## EXERCISE INSTRUCTIONS
Pictures in the data below are not part of the copy; transcribe everything else exactly.

## SUPPLIED INFORMATION
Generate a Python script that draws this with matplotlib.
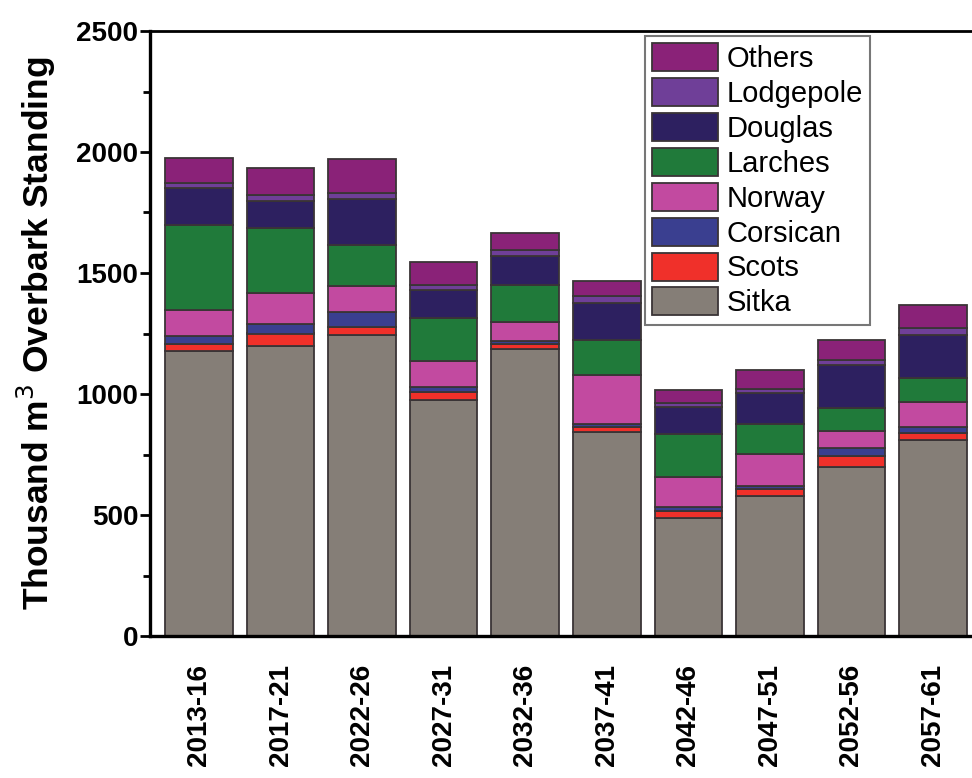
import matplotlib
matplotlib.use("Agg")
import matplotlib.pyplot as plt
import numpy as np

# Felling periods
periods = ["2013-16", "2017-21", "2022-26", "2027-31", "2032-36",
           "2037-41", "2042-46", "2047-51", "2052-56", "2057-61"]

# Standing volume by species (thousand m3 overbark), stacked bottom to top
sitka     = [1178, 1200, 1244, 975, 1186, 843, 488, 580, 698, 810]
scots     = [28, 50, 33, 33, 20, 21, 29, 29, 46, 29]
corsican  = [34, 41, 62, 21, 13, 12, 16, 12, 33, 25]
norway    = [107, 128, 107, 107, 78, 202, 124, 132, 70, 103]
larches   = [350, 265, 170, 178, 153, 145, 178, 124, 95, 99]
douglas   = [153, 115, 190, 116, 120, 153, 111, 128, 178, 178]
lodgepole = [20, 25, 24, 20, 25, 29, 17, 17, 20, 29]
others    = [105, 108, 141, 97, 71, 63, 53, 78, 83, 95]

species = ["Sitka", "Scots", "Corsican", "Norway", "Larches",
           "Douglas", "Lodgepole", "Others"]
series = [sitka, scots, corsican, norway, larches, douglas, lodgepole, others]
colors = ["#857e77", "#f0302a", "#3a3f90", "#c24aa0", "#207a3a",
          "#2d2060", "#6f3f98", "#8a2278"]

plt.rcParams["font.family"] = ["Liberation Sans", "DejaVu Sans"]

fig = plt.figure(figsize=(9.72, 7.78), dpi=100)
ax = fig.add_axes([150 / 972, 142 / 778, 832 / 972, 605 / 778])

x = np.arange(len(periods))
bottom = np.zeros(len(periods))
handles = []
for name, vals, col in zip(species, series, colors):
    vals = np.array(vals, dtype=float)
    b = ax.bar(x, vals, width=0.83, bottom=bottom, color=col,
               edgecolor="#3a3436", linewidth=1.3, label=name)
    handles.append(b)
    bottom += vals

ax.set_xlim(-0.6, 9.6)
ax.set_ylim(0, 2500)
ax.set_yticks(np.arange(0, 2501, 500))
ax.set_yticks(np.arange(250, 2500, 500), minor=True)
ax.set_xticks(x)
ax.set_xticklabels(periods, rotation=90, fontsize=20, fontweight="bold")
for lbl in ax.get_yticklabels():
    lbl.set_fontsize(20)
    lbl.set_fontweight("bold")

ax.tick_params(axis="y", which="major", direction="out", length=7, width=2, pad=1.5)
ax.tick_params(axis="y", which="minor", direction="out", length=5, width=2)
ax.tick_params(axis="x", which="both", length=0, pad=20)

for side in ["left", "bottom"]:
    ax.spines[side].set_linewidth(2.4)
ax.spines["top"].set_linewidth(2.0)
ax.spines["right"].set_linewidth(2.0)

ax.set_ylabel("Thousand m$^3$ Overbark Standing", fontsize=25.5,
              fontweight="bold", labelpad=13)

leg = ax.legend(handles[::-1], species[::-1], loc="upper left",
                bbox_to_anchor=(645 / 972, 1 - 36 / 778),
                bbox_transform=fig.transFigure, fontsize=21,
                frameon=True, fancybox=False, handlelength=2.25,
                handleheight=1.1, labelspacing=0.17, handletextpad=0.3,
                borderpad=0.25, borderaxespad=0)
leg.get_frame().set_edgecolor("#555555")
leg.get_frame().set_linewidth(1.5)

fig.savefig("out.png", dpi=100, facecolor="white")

## COMPLETE ANSWER
Generate a Python script that draws this with matplotlib.
import matplotlib
matplotlib.use("Agg")
import matplotlib.pyplot as plt
import numpy as np

# Felling periods
periods = ["2013-16", "2017-21", "2022-26", "2027-31", "2032-36",
           "2037-41", "2042-46", "2047-51", "2052-56", "2057-61"]

# Standing volume by species (thousand m3 overbark), stacked bottom to top
sitka     = [1178, 1200, 1244, 975, 1186, 843, 488, 580, 698, 810]
scots     = [28, 50, 33, 33, 20, 21, 29, 29, 46, 29]
corsican  = [34, 41, 62, 21, 13, 12, 16, 12, 33, 25]
norway    = [107, 128, 107, 107, 78, 202, 124, 132, 70, 103]
larches   = [350, 265, 170, 178, 153, 145, 178, 124, 95, 99]
douglas   = [153, 115, 190, 116, 120, 153, 111, 128, 178, 178]
lodgepole = [20, 25, 24, 20, 25, 29, 17, 17, 20, 29]
others    = [105, 108, 141, 97, 71, 63, 53, 78, 83, 95]

species = ["Sitka", "Scots", "Corsican", "Norway", "Larches",
           "Douglas", "Lodgepole", "Others"]
series = [sitka, scots, corsican, norway, larches, douglas, lodgepole, others]
colors = ["#857e77", "#f0302a", "#3a3f90", "#c24aa0", "#207a3a",
          "#2d2060", "#6f3f98", "#8a2278"]

plt.rcParams["font.family"] = ["Liberation Sans", "DejaVu Sans"]

fig = plt.figure(figsize=(9.72, 7.78), dpi=100)
ax = fig.add_axes([150 / 972, 142 / 778, 832 / 972, 605 / 778])

x = np.arange(len(periods))
bottom = np.zeros(len(periods))
handles = []
for name, vals, col in zip(species, series, colors):
    vals = np.array(vals, dtype=float)
    b = ax.bar(x, vals, width=0.83, bottom=bottom, color=col,
               edgecolor="#3a3436", linewidth=1.3, label=name)
    handles.append(b)
    bottom += vals

ax.set_xlim(-0.6, 9.6)
ax.set_ylim(0, 2500)
ax.set_yticks(np.arange(0, 2501, 500))
ax.set_yticks(np.arange(250, 2500, 500), minor=True)
ax.set_xticks(x)
ax.set_xticklabels(periods, rotation=90, fontsize=20, fontweight="bold")
for lbl in ax.get_yticklabels():
    lbl.set_fontsize(20)
    lbl.set_fontweight("bold")

ax.tick_params(axis="y", which="major", direction="out", length=7, width=2, pad=1.5)
ax.tick_params(axis="y", which="minor", direction="out", length=5, width=2)
ax.tick_params(axis="x", which="both", length=0, pad=20)

for side in ["left", "bottom"]:
    ax.spines[side].set_linewidth(2.4)
ax.spines["top"].set_linewidth(2.0)
ax.spines["right"].set_linewidth(2.0)

ax.set_ylabel("Thousand m$^3$ Overbark Standing", fontsize=25.5,
              fontweight="bold", labelpad=13)

leg = ax.legend(handles[::-1], species[::-1], loc="upper left",
                bbox_to_anchor=(645 / 972, 1 - 36 / 778),
                bbox_transform=fig.transFigure, fontsize=21,
                frameon=True, fancybox=False, handlelength=2.25,
                handleheight=1.1, labelspacing=0.17, handletextpad=0.3,
                borderpad=0.25, borderaxespad=0)
leg.get_frame().set_edgecolor("#555555")
leg.get_frame().set_linewidth(1.5)

fig.savefig("out.png", dpi=100, facecolor="white")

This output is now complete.